Ordinarily by now, we’d be knee-deep in statistics found in the annual crush report, sponsored by the California Association of Winegrape Growers. Unfortunately, the deadline for wineries to submit purchase data to the USDA from their 2018 harvest came during the recent government shutdown, delaying timely publication of the report from its usual February preliminary and March final appearance.
The latest word from the California Department of Food and Agriculture is that there will be no preliminary report this year, only a final report, which will be released on April 10 (the 2018 California Grape Acreage Report goes public on April 19). However, there are some updated numbers from other sources that deal with grapes and their consumption in liquid form.
Wines & Vines Analytics 2019 reported a slowing of 1.2 percent in U.S. market consumption with a slight (3.7 percent) increase in dollar value, suggesting that while drinking may be a bit less, quality taste is improving. Total dollar value of the U.S. wine market in 2018 was $70.5 billion with $47.2 billion of that in domestic wines.
Another report by ISWR (International Wine & Spirits Research) showed that while alcohol sales in this country were in a slight decline over the 12 months of calendar 2018, “U.S. wine drinking racked up its 24th year of consecutive growth.”
While total alcohol sales dipped 0.8 percent (with beer the biggest loser), 2018 wine sales built on modest growth in both 2016 and 2017 and posted latest year sales that were up 0.4 percent. “The steady upward trend is expected to continue with IWSR forecasting another increase of about 0.3 percent next year,” they reported.

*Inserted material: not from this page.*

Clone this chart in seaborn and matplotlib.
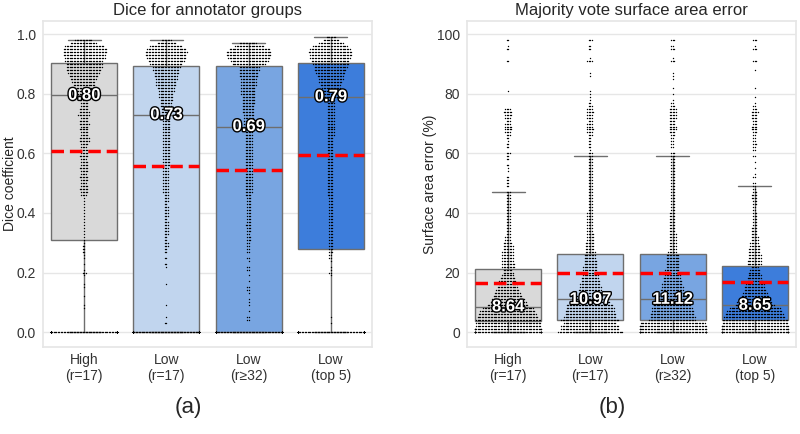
import warnings
import numpy as np
import pandas as pd
import matplotlib
matplotlib.use("Agg")
import matplotlib.pyplot as plt
import matplotlib.patheffects as pe
import seaborn as sns

warnings.filterwarnings("ignore")

sns.set_theme(style="whitegrid")
plt.rcParams['font.family'] = ['Liberation Sans', 'DejaVu Sans']
plt.rcParams['axes.edgecolor'] = '#e6e6e6'
plt.rcParams['grid.color'] = '#e6e6e6'

groups = ["High\n(r=17)", "Low\n(r=17)", "Low\n(r≥32)", "Low\n(top 5)"]
palette = ["#d9d9d9", "#c1d5ee", "#78a5e1", "#3d7ddb"]

# dice coefficient, counts per 0.01 bin (0.00 .. 0.99)
dice_values = np.arange(100) / 100
dice_high = [180, 0, 0, 0, 0, 0, 0, 0, 1, 1,
             0, 0, 1, 0, 0, 1, 1, 0, 0, 1,
             3, 1, 0, 1, 0, 1, 1, 2, 2, 2,
             1, 1, 1, 1, 1, 1, 1, 1, 1, 1,
             1, 1, 1, 1, 1, 1, 4, 5, 6, 5,
             4, 5, 6, 4, 5, 6, 5, 5, 4, 6,
             5, 6, 4, 5, 7, 7, 5, 5, 6, 5,
             7, 6, 5, 8, 7, 6, 5, 5, 6, 5,
             10, 12, 13, 15, 16, 18, 20, 22, 24, 25,
             25, 26, 28, 29, 30, 30, 27, 18, 12, 0]
dice_low17 = [214, 0, 0, 2, 0, 1, 0, 0, 0, 1,
              0, 0, 0, 0, 0, 0, 1, 0, 0, 0,
              0, 0, 1, 2, 0, 2, 0, 2, 2, 3,
              3, 2, 2, 3, 3, 3, 3, 3, 2, 3,
              3, 3, 3, 2, 3, 3, 3, 4, 4, 4,
              4, 4, 4, 4, 4, 4, 5, 5, 5, 5,
              5, 5, 5, 5, 5, 5, 5, 5, 5, 5,
              5, 5, 5, 6, 7, 7, 8, 8, 9, 10,
              10, 11, 12, 14, 14, 15, 16, 17, 18, 19,
              22, 25, 27, 28, 29, 27, 22, 13, 7, 0]
dice_low32 = [210, 0, 0, 0, 2, 2, 0, 1, 0, 1,
              1, 1, 0, 1, 2, 2, 0, 1, 0, 1,
              0, 2, 2, 0, 1, 2, 0, 2, 2, 2,
              2, 3, 3, 2, 3, 3, 4, 3, 3, 3,
              3, 3, 3, 3, 3, 3, 4, 5, 5, 5,
              5, 5, 5, 5, 5, 5, 5, 5, 5, 5,
              5, 5, 5, 5, 5, 5, 5, 5, 5, 6,
              6, 7, 7, 7, 8, 8, 8, 9, 9, 9,
              10, 10, 10, 11, 11, 11, 13, 13, 14, 14,
              23, 26, 29, 31, 31, 28, 20, 12, 0, 0]
dice_top5 = [185, 0, 0, 1, 0, 1, 0, 0, 0, 0,
             0, 0, 0, 0, 0, 0, 0, 0, 0, 1,
             2, 1, 1, 0, 1, 2, 2, 3, 3, 3,
             3, 3, 3, 3, 3, 3, 3, 3, 3, 3,
             3, 3, 3, 3, 3, 3, 4, 4, 4, 4,
             4, 4, 4, 4, 4, 4, 4, 4, 4, 4,
             4, 4, 4, 4, 4, 4, 5, 5, 5, 5,
             5, 5, 5, 5, 5, 5, 5, 5, 5, 10,
             11, 12, 13, 14, 16, 17, 18, 20, 22, 23,
             25, 26, 28, 29, 30, 28, 24, 17, 11, 7]

# surface area error (%), counts per 1% bin (0 .. 98)
sae_values = np.arange(99)
sae_high = [60, 50, 45, 45, 45, 42, 40, 38, 35, 28,
            25, 23, 20, 18, 16, 14, 13, 12, 10, 8,
            7, 6, 9, 9, 8, 8, 8, 8, 7, 7,
            6, 4, 4, 3, 3, 3, 3, 3, 3, 3,
            3, 3, 3, 3, 3, 3, 3, 3, 0, 2,
            2, 2, 2, 0, 1, 1, 2, 0, 2, 2,
            3, 0, 2, 2, 1, 2, 3, 4, 5, 5,
            4, 3, 4, 5, 6, 4, 0, 0, 0, 0,
            0, 1, 0, 0, 0, 0, 0, 0, 0, 0,
            0, 2, 0, 0, 0, 2, 1, 0, 2]
sae_low17 = [45, 40, 40, 36, 40, 36, 35, 34, 33, 32,
             28, 20, 18, 17, 16, 15, 14, 13, 12, 11,
             11, 10, 10, 9, 9, 8, 8, 7, 6, 6,
             6, 5, 5, 5, 4, 4, 4, 4, 4, 4,
             4, 3, 3, 3, 3, 3, 3, 3, 3, 3,
             3, 3, 3, 3, 3, 3, 3, 3, 3, 3,
             3, 1, 2, 2, 2, 2, 3, 4, 5, 4,
             4, 3, 4, 4, 5, 4, 3, 2, 1, 1,
             1, 1, 0, 0, 0, 0, 1, 1, 0, 0,
             0, 4, 1, 0, 0, 2, 2, 0, 3]
sae_low32 = [56, 50, 48, 45, 32, 31, 30, 29, 28, 26,
             24, 20, 18, 17, 16, 15, 14, 13, 12, 11,
             10, 10, 9, 9, 9, 9, 9, 6, 5, 5,
             5, 5, 5, 5, 4, 4, 4, 4, 4, 4,
             4, 3, 3, 3, 3, 3, 3, 3, 3, 3,
             3, 3, 3, 3, 3, 3, 3, 3, 3, 3,
             3, 0, 2, 2, 2, 2, 3, 4, 5, 5,
             4, 4, 5, 5, 5, 5, 3, 2, 1, 0,
             1, 0, 1, 0, 0, 1, 1, 1, 0, 0,
             0, 3, 1, 0, 0, 3, 2, 0, 3]
sae_top5 = [56, 50, 48, 45, 45, 42, 40, 38, 35, 27,
            24, 22, 19, 17, 15, 14, 13, 11, 10, 9,
            8, 7, 5, 10, 10, 9, 9, 8, 8, 7,
            6, 5, 5, 4, 4, 4, 3, 3, 3, 3,
            3, 2, 2, 3, 3, 4, 4, 3, 2, 2,
            2, 0, 2, 1, 0, 1, 0, 1, 0, 2,
            0, 2, 2, 3, 2, 2, 2, 3, 4, 4,
            3, 3, 4, 4, 5, 3, 2, 1, 0, 1,
            0, 0, 1, 0, 0, 0, 0, 0, 1, 0,
            0, 3, 0, 0, 0, 3, 1, 0, 3]

dice_medians = ["0.80", "0.73", "0.69", "0.79"]
sae_medians = ["8.64", "10.97", "11.12", "8.65"]


def make_frame(values, counts_list):
    parts = []
    for g, counts in zip(groups, counts_list):
        parts.append(pd.DataFrame({"group": g, "value": np.repeat(values, counts)}))
    return pd.concat(parts, ignore_index=True)


df_dice = make_frame(dice_values, [dice_high, dice_low17, dice_low32, dice_top5])
df_sae = make_frame(sae_values, [sae_high, sae_low17, sae_low32, sae_top5])

fig = plt.figure(figsize=(8, 4.34), dpi=100)
ax1 = fig.add_axes([43 / 800, 0.2005, 329 / 800, 0.751])
ax2 = fig.add_axes([467 / 800, 0.2005, 329 / 800, 0.751])


def panel(ax, df, labels, title, ylabel, ylim, yticks, fmt, ylab_x):
    sns.boxplot(data=df, x="group", y="value", hue="group", order=groups, palette=palette,
                saturation=1, width=0.8, showfliers=False, showmeans=True, meanline=True,
                meanprops=dict(color="red", linestyle=(0, (3.6, 1.7)), linewidth=2.5, zorder=5),
                linecolor="#6e6e6e", linewidth=1, legend=False, ax=ax)
    sns.swarmplot(data=df, x="group", y="value", order=groups, color="black", size=1.0,
                  linewidth=0, zorder=3, ax=ax)
    meds = df.groupby("group", sort=False)["value"].median()
    for i, g in enumerate(groups):
        ax.text(i, meds[g], labels[i], ha="center", va="center", color="white",
                fontsize=12, fontweight="bold", zorder=6,
                path_effects=[pe.withStroke(linewidth=2, foreground="black")])
    ax.set_ylim(*ylim)
    ax.set_xlim(-0.5, 3.5)
    ax.set_yticks(yticks)
    ax.set_yticklabels([fmt.format(t) for t in yticks])
    ax.set_title(title, fontsize=12, pad=4)
    ax.set_xlabel("")
    ax.set_ylabel(ylabel, fontsize=10)
    ax.yaxis.set_label_coords(ylab_x, 0.5)
    ax.tick_params(labelsize=10, colors="#333333", length=0)
    ax.tick_params(axis="x", pad=4)
    ax.tick_params(axis="y", pad=5)
    ax.xaxis.grid(False)


panel(ax1, df_dice, dice_medians, "Dice for annotator groups", "Dice coefficient",
      (-0.05, 1.044), [0, 0.2, 0.4, 0.6, 0.8, 1.0], "{:.1f}", -0.079)
panel(ax2, df_sae, sae_medians, "Majority vote surface area error", "Surface area error (%)",
      (-5, 104.4), [0, 20, 40, 60, 80, 100], "{:.0f}", -0.091)

fig.text(0.235, 0.062, "(a)", ha="center", va="center", fontsize=16)
fig.text(0.765, 0.062, "(b)", ha="center", va="center", fontsize=16)

fig.savefig("out.png", dpi=100)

ISWR President Brandy Rand said, “It’s clear that while Americans are drinking less overall, likely a result of the trend toward health and wellness, wine volume has steadily increased, particularly among the top wine brands and the sparkling wine category, a trend we expect we’ll continue to see in the coming years. Also of note, is the increasing number of winery permits being issued in the U.S., another indicator of the overall interest in the wine category.”
There are now 13,000 wineries in the United States, a number that increased by almost one thousand over 2018 figures. According to these statistics, the still wine segment has ticked up incrementally to 87.3 percent while sparkling wines increased by 4.3 percent.
The most popular still wine continues to be rose. “Continued innovation within the red wine segment, the barrel-aged red blends, is also driving interest,” according to Rand. The second largest U.S. wine market share belongs to sparkling wines with an 11 percent hold and 2018 growth up 4.3 percent. Rand cited its affordability, compared with champagne, as one reason for its popularity.
Domestic, organic wines
Domestic wines outperformed the others in 2018 with most popular import consumption involving products from France and New Zealand. And although IWSR does not publish varietal information, Rand estimated the leader might be chardonnay with cabernet sauvignon and pinot grigio a close second.
Organic wines also continue to gain ground. Although current market share volume is small, IWSR estimates organic wine consumption in the U.S. grew 13.5 percent in 2018, and that kind of growth is anticipated to continue.
Another take on the marketplace comes from Wine Industry Advisor and quotes Justin Charbonneau, co-founder of Grape Connect, as predicting both problems and opportunities in 2019.
“Bulk wine and grape prices will drop in California initiating a sharp shift away from long-term contracts (but) with record-setting 2018 harvests, compelling opportunities will be created for savvy buyers and sellers in the spot bulk wine and grape market,” Charbonneau says.
Forbes magazine, in its 2018 State of the Wine Industry status report, put U.S. consumption at 770 million gallons with a projection of “total volume growth leveling out.” The report predicts that circumstances aiding the industry’s 20+-year-growth trajectory “cannot be repeated” and “successful wineries 10 years from now will be those that adapted to a different consumer with different values. The boom may taper off for many, but could continue for those vigilant to stay market-savvy and adaptable.”
The message at the recent Sonoma County Winegrowers annual seminar was that some growers are still holding extra fruit with no buyers, facing 2019 with that over-supply and what has been termed “an end to a two-decade-long good ride.”